Она ни разу не встречалась со знаменитой блогершей и узнала о существовании Физз всего-то пару недель назад, в дороге, где-то между Хэмптон-Кортом и Ватерлоо. Айона посмотрела несколько странных видеоклипов и сомневалась, понравятся ли они с Физз друг другу.
И откуда у нынешней молодежи такое навязчивое стремление выставлять напоказ каждую мелочь своей жизни? А где же мистический налет? Где загадочность? Когда они с Би находились под постоянным вниманием прессы, читатели знали, какие вечеринки они посещают, во что одеваются и где вращаются. Но никто и понятия не имел, где они живут, не говоря уже о меню их завтраков. Кстати, они никогда не ели авокадо в любом виде. Словом, их дом – их тихая гавань – всегда оставался закрытой темой.
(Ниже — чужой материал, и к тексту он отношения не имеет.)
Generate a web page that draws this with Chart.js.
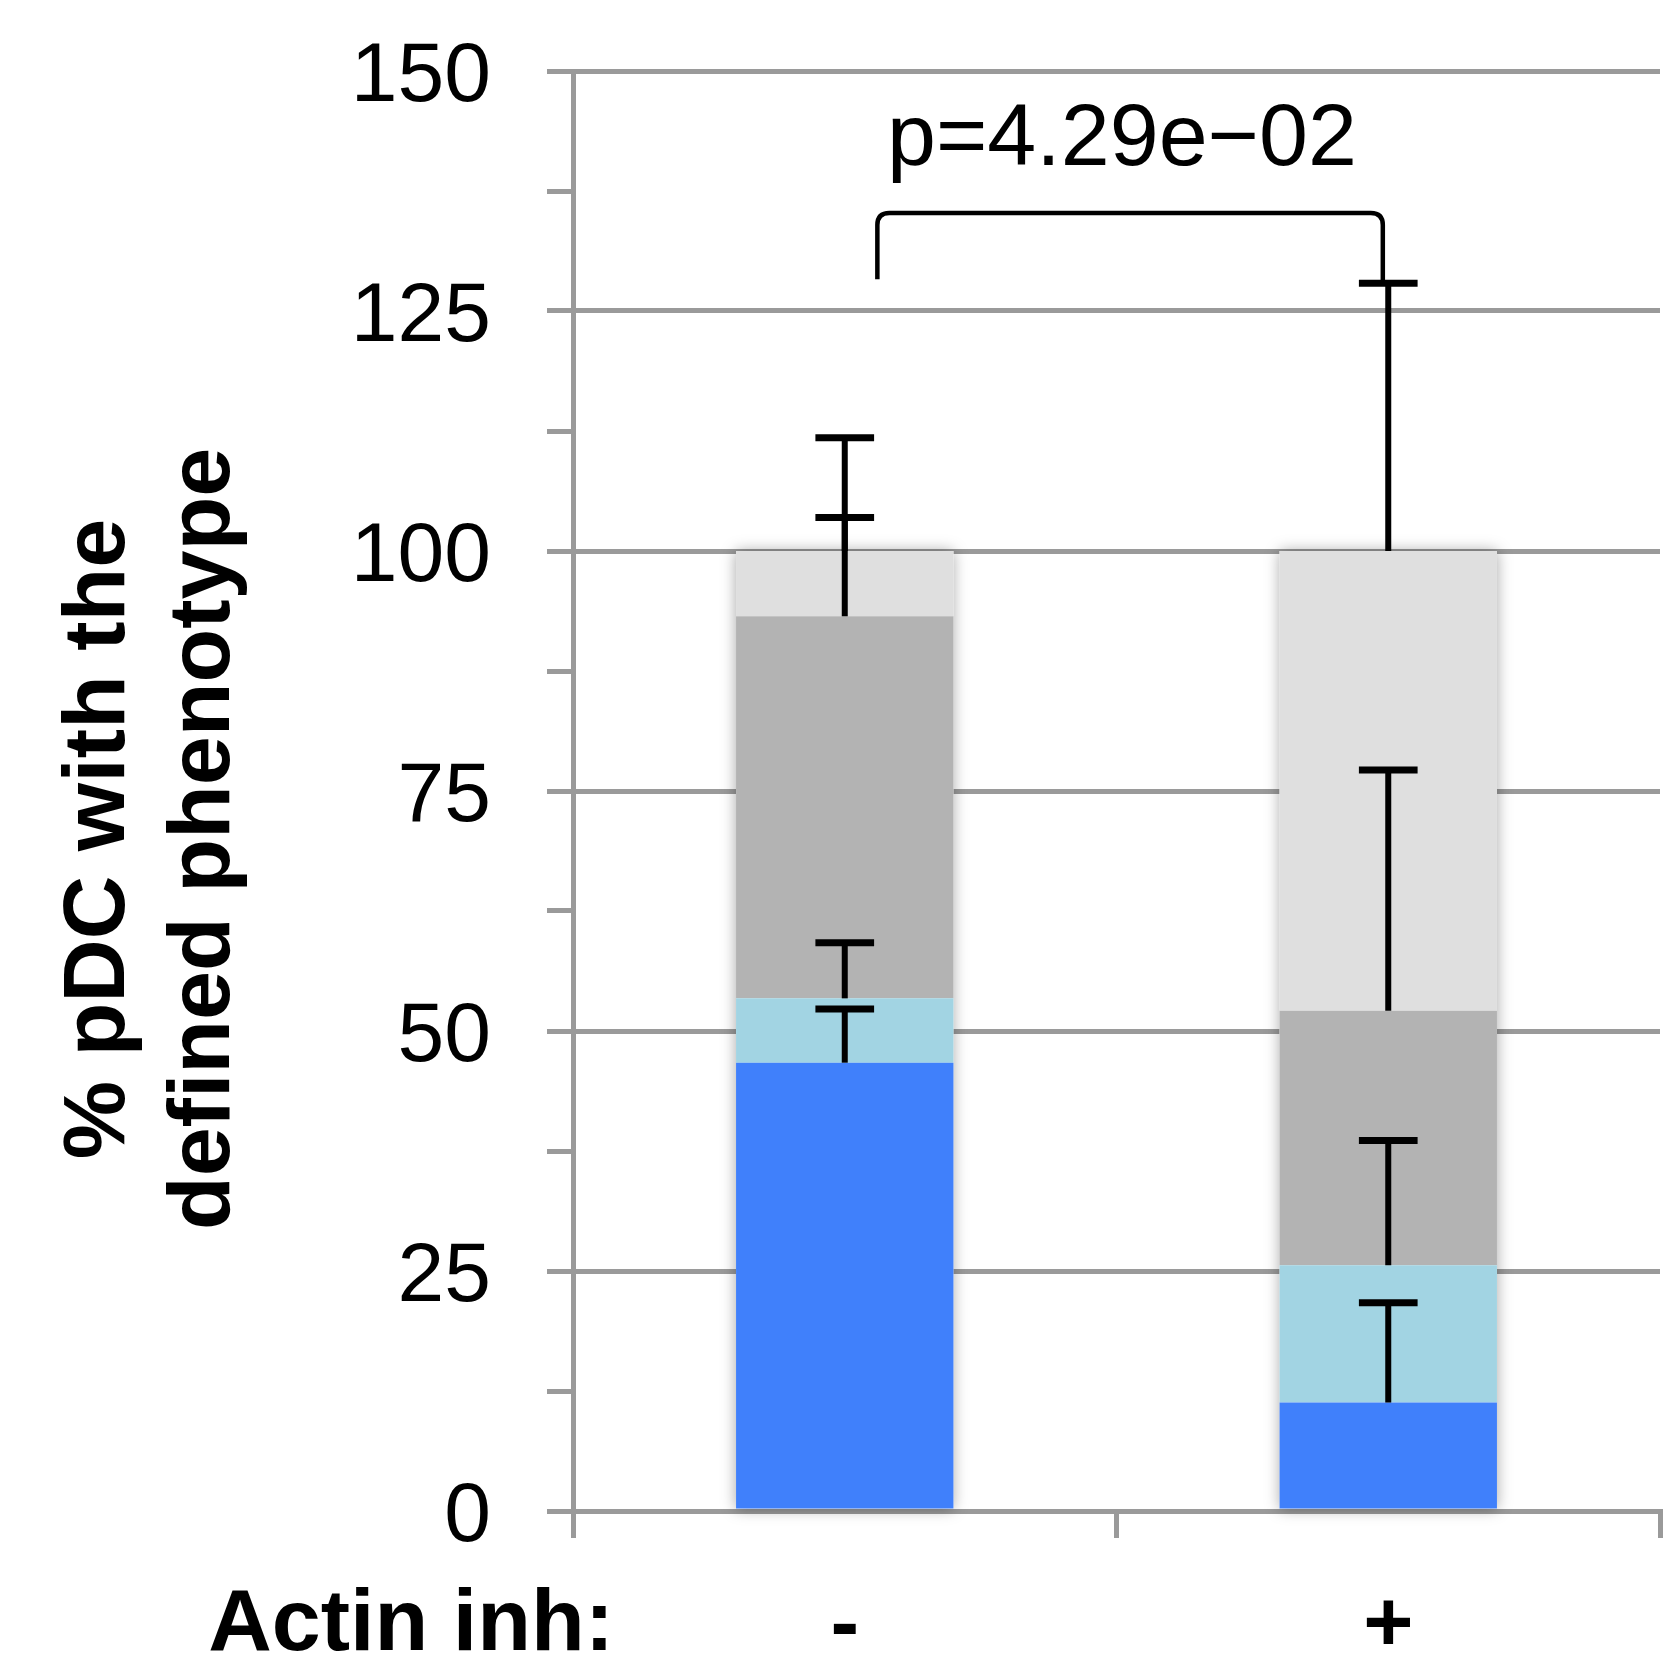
<!DOCTYPE html>
<html>
<head>
<meta charset="utf-8">
<script src="https://cdn.jsdelivr.net/npm/chart.js@4.4.1/dist/chart.umd.min.js"></script>
<style>
  html, body { margin: 0; padding: 0; background: #fff; }
</style>
</head>
<body>
<canvas id="chart" width="1671" height="1674"></canvas>
<script>
const categories = ['-', '+'];

// stacked segments, bottom to top (% of pDC)
const valBlue = [46.7, 11.3];
const valLightBlue = [6.7, 14.3];
const valGray = [39.8, 26.5];
const valLightGray = [6.8, 47.9];

// upper error of each segment
const errBlue = [5.6, 10.4];
const errLightBlue = [5.8, 13.0];
const errGray = [10.3, 25.1];
const errLightGray = [11.8, 27.9];

const yLabelTicks = [0, 25, 50, 75, 100, 125, 150];
const yTitle = ['% pDC with the', 'defined phenotype'];
const xTitle = 'Actin inh:';

// significance bracket between the two bars
const pLabel = 'p=4.29e\u221202';
const pLabelAt = [0.51, 140.2];
const bracketX = [0.06, 0.99];
const bracketEnds = [128.3, 128.0];
const bracketTop = 135.2;

const FONT = "'Liberation Sans', Arial, sans-serif";
const GRID = '#9a9a9a';

const barShadow = {
  id: 'barShadow',
  beforeDatasetsDraw(chart) {
    const ctx = chart.ctx;
    const n = chart.data.datasets.length;
    const bottom = chart.getDatasetMeta(0);
    const top = chart.getDatasetMeta(n - 1);
    ctx.save();
    ctx.shadowColor = 'rgba(0,0,0,0.35)';
    ctx.shadowBlur = 14;
    ctx.fillStyle = '#fff';
    top.data.forEach((bar, i) => {
      const base = bottom.data[i].base;
      ctx.fillRect(bar.x - bar.width / 2, bar.y, bar.width, base - bar.y);
    });
    ctx.restore();
  },
};

const errorBars = {
  id: 'errorBars',
  afterDatasetsDraw(chart) {
    const ctx = chart.ctx;
    const y = chart.scales.y;
    const x = chart.scales.x;
    ctx.save();
    ctx.strokeStyle = '#000';
    chart.data.datasets.forEach((ds, di) => {
      const meta = chart.getDatasetMeta(di);
      meta.data.forEach((bar, i) => {
        let cum = 0;
        for (let k = 0; k <= di; k++) cum += chart.data.datasets[k].data[i];
        const yEnd = y.getPixelForValue(cum + ds.errors[i]);
        const half = bar.width * 0.135;
        ctx.lineWidth = 6;
        ctx.beginPath();
        ctx.moveTo(bar.x, bar.y);
        ctx.lineTo(bar.x, yEnd);
        ctx.stroke();
        ctx.lineWidth = 7;
        ctx.beginPath();
        ctx.moveTo(bar.x - half, yEnd);
        ctx.lineTo(bar.x + half, yEnd);
        ctx.stroke();
      });
    });

    // bracket + p value
    const x0 = x.getPixelForValue(bracketX[0]);
    const x1 = x.getPixelForValue(bracketX[1]);
    const yt = y.getPixelForValue(bracketTop);
    const y0 = y.getPixelForValue(bracketEnds[0]);
    const y1 = y.getPixelForValue(bracketEnds[1]);
    const r = 12;
    ctx.lineWidth = 4.5;
    ctx.beginPath();
    ctx.moveTo(x0, y0);
    ctx.lineTo(x0, yt + r);
    ctx.quadraticCurveTo(x0, yt, x0 + r, yt);
    ctx.lineTo(x1 - r, yt);
    ctx.quadraticCurveTo(x1, yt, x1, yt + r);
    ctx.lineTo(x1, y1);
    ctx.stroke();

    ctx.fillStyle = '#000';
    ctx.font = '88px ' + FONT;
    ctx.textAlign = 'center';
    ctx.textBaseline = 'alphabetic';
    ctx.fillText(pLabel, x.getPixelForValue(pLabelAt[0]), y.getPixelForValue(pLabelAt[1]));
    ctx.restore();
  },
};

const axisTitles = {
  id: 'axisTitles',
  afterDraw(chart) {
    const ctx = chart.ctx;
    const area = chart.chartArea;
    const xs = chart.scales.x;
    ctx.save();
    ctx.fillStyle = '#000';
    ctx.font = 'bold 88px ' + FONT;
    ctx.textAlign = 'center';
    ctx.textBaseline = 'alphabetic';
    const cy = (area.top + area.bottom) / 2 + 48;
    yTitle.forEach((line, k) => {
      ctx.save();
      ctx.translate(124 + k * 105, cy);
      ctx.rotate(-Math.PI / 2);
      ctx.fillText(line, 0, 0);
      ctx.restore();
    });
    ctx.font = 'bold 88px ' + FONT;
    ctx.textAlign = 'right';
    ctx.fillText(xTitle, area.left + 41, xs.top + 139);
    ctx.restore();
  },
};

new Chart(document.getElementById('chart'), {
  type: 'bar',
  data: {
    labels: categories,
    datasets: [
      { label: 'blue', data: valBlue, errors: errBlue, backgroundColor: '#4080fb' },
      { label: 'light blue', data: valLightBlue, errors: errLightBlue, backgroundColor: '#a2d4e3' },
      { label: 'gray', data: valGray, errors: errGray, backgroundColor: '#b3b3b3' },
      { label: 'light gray', data: valLightGray, errors: errLightGray, backgroundColor: '#dfdfdf' },
    ],
  },
  options: {
    responsive: false,
    animation: false,
    layout: { padding: { left: 0, right: 11, top: 71, bottom: 0 } },
    datasets: { bar: { categoryPercentage: 1, barPercentage: 0.4, borderWidth: 0 } },
    plugins: { legend: { display: false }, tooltip: { enabled: false } },
    scales: {
      x: {
        stacked: true,
        offset: true,
        afterFit(scale) {
          scale.height = 163;
          scale.paddingLeft = 0;
          scale.paddingRight = 0;
        },
        grid: {
          offset: true,
          drawOnChartArea: false,
          drawTicks: true,
          tickLength: 27,
          color: GRID,
          lineWidth: 5,
        },
        border: { display: true, color: GRID, width: 5 },
        ticks: {
          color: '#000',
          padding: 38,
          font: { family: FONT, size: 86, weight: 'bold', lineHeight: 1.2 },
        },
      },
      y: {
        stacked: true,
        min: 0,
        max: 150,
        afterFit(scale) {
          scale.width = 573;
          scale.paddingTop = 0;
          scale.paddingBottom = 0;
        },
        grid: {
          color: (c) => (yLabelTicks.includes(c.tick.value) ? GRID : 'rgba(0,0,0,0)'),
          tickColor: GRID,
          lineWidth: 5,
          tickLength: 26,
        },
        border: { display: true, color: GRID, width: 5 },
        ticks: {
          stepSize: 12.5,
          autoSkip: false,
          color: '#000',
          padding: 56,
          labelOffset: 7,
          font: { family: FONT, size: 84 },
          callback: (v) => (yLabelTicks.includes(v) ? String(v) : ''),
        },
      },
    },
  },
  plugins: [barShadow, errorBars, axisTitles],
});
</script>
</body>
</html>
Зато у Физз закрытых тем не существовало. Через несколько минут просмотра в Интернете Айона уже была в курсе, на какой стороне кровати Физз предпочитает спать, знала о ее пристрастии к «Нутелле» и даже о том, что вытатуировано у блогерши на левой ягодице. Что именно? Ох, лучше не спрашивайте.
Эд взглянул куда-то поверх Айоны, и его манера поведения мгновенно изменилась. Как змея, он сбросил прежнюю шкуру и из скучающего, раздраженного типа превратился в сентиментально-подобострастного.